▼

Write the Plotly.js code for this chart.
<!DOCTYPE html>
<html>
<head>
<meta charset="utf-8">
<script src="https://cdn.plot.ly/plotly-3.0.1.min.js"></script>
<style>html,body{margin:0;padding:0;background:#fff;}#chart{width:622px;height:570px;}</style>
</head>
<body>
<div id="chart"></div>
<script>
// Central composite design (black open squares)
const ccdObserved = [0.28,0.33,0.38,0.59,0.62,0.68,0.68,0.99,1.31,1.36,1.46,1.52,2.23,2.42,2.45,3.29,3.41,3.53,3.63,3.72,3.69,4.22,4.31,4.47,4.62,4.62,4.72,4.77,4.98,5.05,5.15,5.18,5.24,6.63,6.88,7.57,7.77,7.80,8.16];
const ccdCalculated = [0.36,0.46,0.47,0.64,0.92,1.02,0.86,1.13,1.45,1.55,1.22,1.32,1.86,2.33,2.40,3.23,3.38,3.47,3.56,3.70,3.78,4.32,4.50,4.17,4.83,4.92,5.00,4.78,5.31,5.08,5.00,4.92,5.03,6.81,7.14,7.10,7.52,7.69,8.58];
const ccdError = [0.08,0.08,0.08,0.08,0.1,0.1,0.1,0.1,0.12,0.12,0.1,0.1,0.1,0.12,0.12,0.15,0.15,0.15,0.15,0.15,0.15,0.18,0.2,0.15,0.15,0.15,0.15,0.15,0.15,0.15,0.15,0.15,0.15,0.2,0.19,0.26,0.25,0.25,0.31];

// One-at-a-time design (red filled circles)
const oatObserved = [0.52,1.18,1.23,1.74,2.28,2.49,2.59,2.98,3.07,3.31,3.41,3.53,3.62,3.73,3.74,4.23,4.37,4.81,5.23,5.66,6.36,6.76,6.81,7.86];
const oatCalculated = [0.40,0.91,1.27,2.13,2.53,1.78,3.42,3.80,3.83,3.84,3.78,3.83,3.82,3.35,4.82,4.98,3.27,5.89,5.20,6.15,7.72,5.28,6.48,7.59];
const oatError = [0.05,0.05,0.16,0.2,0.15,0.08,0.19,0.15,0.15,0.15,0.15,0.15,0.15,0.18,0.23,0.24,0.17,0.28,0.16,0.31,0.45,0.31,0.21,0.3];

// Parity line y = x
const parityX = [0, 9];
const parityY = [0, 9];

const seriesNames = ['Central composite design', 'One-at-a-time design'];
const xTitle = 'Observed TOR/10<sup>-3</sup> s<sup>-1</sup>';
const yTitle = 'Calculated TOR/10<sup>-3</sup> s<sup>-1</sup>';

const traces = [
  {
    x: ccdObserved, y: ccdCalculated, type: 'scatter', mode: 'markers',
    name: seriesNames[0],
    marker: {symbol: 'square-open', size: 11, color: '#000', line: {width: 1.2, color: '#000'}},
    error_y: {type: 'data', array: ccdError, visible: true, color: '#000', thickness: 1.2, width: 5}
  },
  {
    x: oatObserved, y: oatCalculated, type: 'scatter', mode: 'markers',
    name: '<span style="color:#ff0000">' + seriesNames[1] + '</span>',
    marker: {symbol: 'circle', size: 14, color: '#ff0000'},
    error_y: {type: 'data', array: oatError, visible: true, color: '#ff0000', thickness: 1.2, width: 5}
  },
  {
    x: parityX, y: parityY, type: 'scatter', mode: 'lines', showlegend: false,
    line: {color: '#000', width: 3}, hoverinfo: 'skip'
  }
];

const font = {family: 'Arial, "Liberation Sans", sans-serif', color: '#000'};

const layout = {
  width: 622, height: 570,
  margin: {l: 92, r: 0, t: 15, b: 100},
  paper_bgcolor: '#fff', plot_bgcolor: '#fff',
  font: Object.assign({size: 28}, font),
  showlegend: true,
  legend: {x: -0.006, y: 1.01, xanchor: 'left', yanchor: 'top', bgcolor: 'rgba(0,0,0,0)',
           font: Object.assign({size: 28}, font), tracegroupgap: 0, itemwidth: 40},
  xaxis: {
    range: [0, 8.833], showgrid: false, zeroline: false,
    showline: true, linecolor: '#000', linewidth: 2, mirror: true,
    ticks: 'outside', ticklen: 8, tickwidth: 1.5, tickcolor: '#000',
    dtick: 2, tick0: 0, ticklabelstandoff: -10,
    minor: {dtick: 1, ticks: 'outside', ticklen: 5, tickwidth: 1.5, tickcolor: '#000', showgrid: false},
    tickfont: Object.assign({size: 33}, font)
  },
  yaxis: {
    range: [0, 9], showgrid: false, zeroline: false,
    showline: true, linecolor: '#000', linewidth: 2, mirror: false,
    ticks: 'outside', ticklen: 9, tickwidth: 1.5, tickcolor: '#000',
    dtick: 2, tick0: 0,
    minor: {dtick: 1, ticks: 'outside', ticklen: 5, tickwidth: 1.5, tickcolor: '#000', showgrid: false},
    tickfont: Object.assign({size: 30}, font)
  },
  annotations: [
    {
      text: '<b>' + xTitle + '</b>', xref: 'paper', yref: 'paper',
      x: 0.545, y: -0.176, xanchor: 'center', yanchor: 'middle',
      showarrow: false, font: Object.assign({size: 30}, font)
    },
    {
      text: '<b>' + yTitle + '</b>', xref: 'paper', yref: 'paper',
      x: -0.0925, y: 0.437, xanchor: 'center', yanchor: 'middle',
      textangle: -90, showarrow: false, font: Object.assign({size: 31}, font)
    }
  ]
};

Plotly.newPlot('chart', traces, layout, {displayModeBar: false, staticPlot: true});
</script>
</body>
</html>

▲

THE PROBLEM:
Quote each line above in full, word for word.

COMPLETE OUTPUT:
Write the Plotly.js code for this chart.
<!DOCTYPE html>
<html>
<head>
<meta charset="utf-8">
<script src="https://cdn.plot.ly/plotly-3.0.1.min.js"></script>
<style>html,body{margin:0;padding:0;background:#fff;}#chart{width:622px;height:570px;}</style>
</head>
<body>
<div id="chart"></div>
<script>
// Central composite design (black open squares)
const ccdObserved = [0.28,0.33,0.38,0.59,0.62,0.68,0.68,0.99,1.31,1.36,1.46,1.52,2.23,2.42,2.45,3.29,3.41,3.53,3.63,3.72,3.69,4.22,4.31,4.47,4.62,4.62,4.72,4.77,4.98,5.05,5.15,5.18,5.24,6.63,6.88,7.57,7.77,7.80,8.16];
const ccdCalculated = [0.36,0.46,0.47,0.64,0.92,1.02,0.86,1.13,1.45,1.55,1.22,1.32,1.86,2.33,2.40,3.23,3.38,3.47,3.56,3.70,3.78,4.32,4.50,4.17,4.83,4.92,5.00,4.78,5.31,5.08,5.00,4.92,5.03,6.81,7.14,7.10,7.52,7.69,8.58];
const ccdError = [0.08,0.08,0.08,0.08,0.1,0.1,0.1,0.1,0.12,0.12,0.1,0.1,0.1,0.12,0.12,0.15,0.15,0.15,0.15,0.15,0.15,0.18,0.2,0.15,0.15,0.15,0.15,0.15,0.15,0.15,0.15,0.15,0.15,0.2,0.19,0.26,0.25,0.25,0.31];

// One-at-a-time design (red filled circles)
const oatObserved = [0.52,1.18,1.23,1.74,2.28,2.49,2.59,2.98,3.07,3.31,3.41,3.53,3.62,3.73,3.74,4.23,4.37,4.81,5.23,5.66,6.36,6.76,6.81,7.86];
const oatCalculated = [0.40,0.91,1.27,2.13,2.53,1.78,3.42,3.80,3.83,3.84,3.78,3.83,3.82,3.35,4.82,4.98,3.27,5.89,5.20,6.15,7.72,5.28,6.48,7.59];
const oatError = [0.05,0.05,0.16,0.2,0.15,0.08,0.19,0.15,0.15,0.15,0.15,0.15,0.15,0.18,0.23,0.24,0.17,0.28,0.16,0.31,0.45,0.31,0.21,0.3];

// Parity line y = x
const parityX = [0, 9];
const parityY = [0, 9];

const seriesNames = ['Central composite design', 'One-at-a-time design'];
const xTitle = 'Observed TOR/10<sup>-3</sup> s<sup>-1</sup>';
const yTitle = 'Calculated TOR/10<sup>-3</sup> s<sup>-1</sup>';

const traces = [
  {
    x: ccdObserved, y: ccdCalculated, type: 'scatter', mode: 'markers',
    name: seriesNames[0],
    marker: {symbol: 'square-open', size: 11, color: '#000', line: {width: 1.2, color: '#000'}},
    error_y: {type: 'data', array: ccdError, visible: true, color: '#000', thickness: 1.2, width: 5}
  },
  {
    x: oatObserved, y: oatCalculated, type: 'scatter', mode: 'markers',
    name: '<span style="color:#ff0000">' + seriesNames[1] + '</span>',
    marker: {symbol: 'circle', size: 14, color: '#ff0000'},
    error_y: {type: 'data', array: oatError, visible: true, color: '#ff0000', thickness: 1.2, width: 5}
  },
  {
    x: parityX, y: parityY, type: 'scatter', mode: 'lines', showlegend: false,
    line: {color: '#000', width: 3}, hoverinfo: 'skip'
  }
];

const font = {family: 'Arial, "Liberation Sans", sans-serif', color: '#000'};

const layout = {
  width: 622, height: 570,
  margin: {l: 92, r: 0, t: 15, b: 100},
  paper_bgcolor: '#fff', plot_bgcolor: '#fff',
  font: Object.assign({size: 28}, font),
  showlegend: true,
  legend: {x: -0.006, y: 1.01, xanchor: 'left', yanchor: 'top', bgcolor: 'rgba(0,0,0,0)',
           font: Object.assign({size: 28}, font), tracegroupgap: 0, itemwidth: 40},
  xaxis: {
    range: [0, 8.833], showgrid: false, zeroline: false,
    showline: true, linecolor: '#000', linewidth: 2, mirror: true,
    ticks: 'outside', ticklen: 8, tickwidth: 1.5, tickcolor: '#000',
    dtick: 2, tick0: 0, ticklabelstandoff: -10,
    minor: {dtick: 1, ticks: 'outside', ticklen: 5, tickwidth: 1.5, tickcolor: '#000', showgrid: false},
    tickfont: Object.assign({size: 33}, font)
  },
  yaxis: {
    range: [0, 9], showgrid: false, zeroline: false,
    showline: true, linecolor: '#000', linewidth: 2, mirror: false,
    ticks: 'outside', ticklen: 9, tickwidth: 1.5, tickcolor: '#000',
    dtick: 2, tick0: 0,
    minor: {dtick: 1, ticks: 'outside', ticklen: 5, tickwidth: 1.5, tickcolor: '#000', showgrid: false},
    tickfont: Object.assign({size: 30}, font)
  },
  annotations: [
    {
      text: '<b>' + xTitle + '</b>', xref: 'paper', yref: 'paper',
      x: 0.545, y: -0.176, xanchor: 'center', yanchor: 'middle',
      showarrow: false, font: Object.assign({size: 30}, font)
    },
    {
      text: '<b>' + yTitle + '</b>', xref: 'paper', yref: 'paper',
      x: -0.0925, y: 0.437, xanchor: 'center', yanchor: 'middle',
      textangle: -90, showarrow: false, font: Object.assign({size: 31}, font)
    }
  ]
};

Plotly.newPlot('chart', traces, layout, {displayModeBar: false, staticPlot: true});
</script>
</body>
</html>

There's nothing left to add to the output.